UK industry’s current position:
- Agriculture’s 2050 Net Zero goal is a 64% reduction in carbon emissions
- Known technology can only deliver 24%… the remaining 40% needs new innovation
- Currently low uptake of technology… there is a critical need for knowledge exchange and support to increase uptake of current technology and new innovations
Dr Young explains, “These findings clearly indicate that there is a long way still to go, and that is why CIEL works closely with key industry innovators, such as KW Feeds, to address the critical need for new ideas and new ways of working to contribute to the missing 40%. CIEL helped to organise this event to highlight this innovation challenge to a range of stakeholders and show where innovation efforts should focus.”
Dr Marsden adds, “The livestock industry needs to respond positively to these challenges and continue to develop and adopt production systems that take advantage of current and emerging knowledge and technologies which will deliver desired environmental benefits.
“One way to look at it is to consider the carbon footprint of the litre of milk on the supermarket shelf. This can be ‘roughly’ broken down as a third due to feed inputs, a third due to enteric fermentation plus manure, and a third from the processing element,” he says.
While the producer cannot affect the processing and the distribution side, Dr Marsden says they can influence what feed inputs are used, and the enteric fermentation plus manure management.
“From a nutritional perspective, one way to reduce the environmental footprint of production, for all producers, is to look at feed ingredient composition, type and origins,” he says.
“For example, the use of co-products, such as those generated from the production of beer, whisky, ethanol, starch and sugar, have been shown through globally recognised methodology, to carry a significantly lower carbon footprint.”
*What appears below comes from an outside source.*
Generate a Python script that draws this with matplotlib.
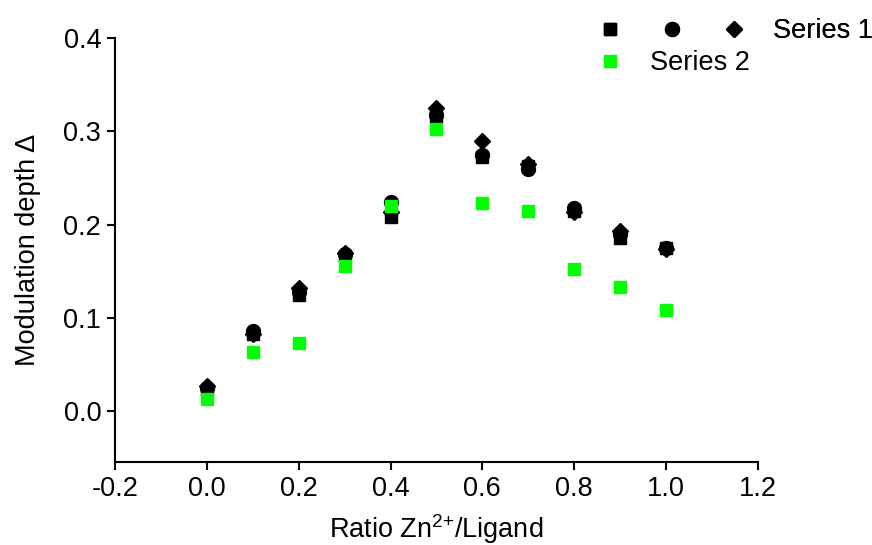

Co-products are highly desirable packages of nutrients, so using more co-products in feed rations can provide the majority of nutrition required, while driving down the footprint of the daily ration significantly by as much as a third compared to a more ‘traditional’ grain or soya.
“Feed ingredients and feeding management can make a very measurable impact on emissions. Sourcing and feeding more low environmental impact co-products can significantly reduce the emissions per litre or kg of product, while also providing performance benefits,” concludes Dr Marsden.